Breakpoints
Vanilla uses four main breakpoints for screen sizes, below you can see the setting, default width and device examples at which the content will scale.
Setting | Default value | Device example |
---|---|---|
$breakpoint-x-small |
460px |
Mobile |
$breakpoint-small |
620px |
Mobile |
$breakpoint-medium |
772px |
Tablet |
$breakpoint-large |
1036px |
Desktop |
$breakpoint-x-large |
1681px |
Large desktop |
$breakpoint-navigation-threshold |
$breakpoint-medium |
Tablet |
$breakpoint-heading-threshold |
$breakpoint-medium |
Tablet |
Target extra small screens
@media screen and (max-width: $breakpoint-small) {
// css
}
Target small screens
@media screen and (min-width: $breakpoint-small) and (max-width: $breakpoint-medium) {
// css
}
Target medium screens
@media screen and (min-width: $breakpoint-medium) and (max-width: $breakpoint-large) {
// css
}
Target large screens
@media screen and (min-width: $breakpoint-large) {
//css
}
Target extra large screens
@media screen and (min-width: $breakpoint-x-large) {
//css
}
Modifying the navigation breakpoint threshold
The $breakpoint-navigation-threshold
is the breakpoint in which the navigation switches from horizontal (desktop devices) navigation to a burger style menu (mobile devices).

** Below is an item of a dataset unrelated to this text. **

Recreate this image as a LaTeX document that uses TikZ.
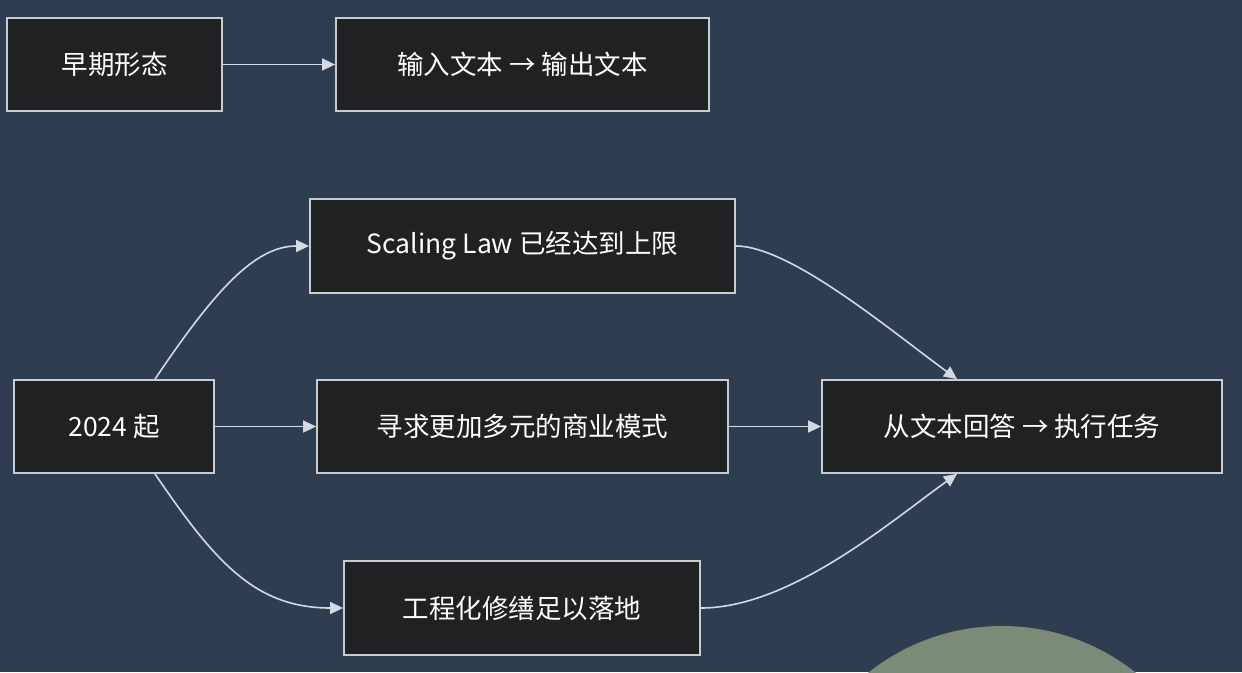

If you have a large number of menu items, you may consider overriding this value to a large breakpoint so the navigation snaps to a burger menu at a larger breakpoint.
Modifying the heading breakpoint threshold
$breakpoint-heading-threshold
is the breakpoint in which the heading sizes switch from a 1:2 modular scale ratio (desktop devices) to a 2:3 ratio (mobile devices).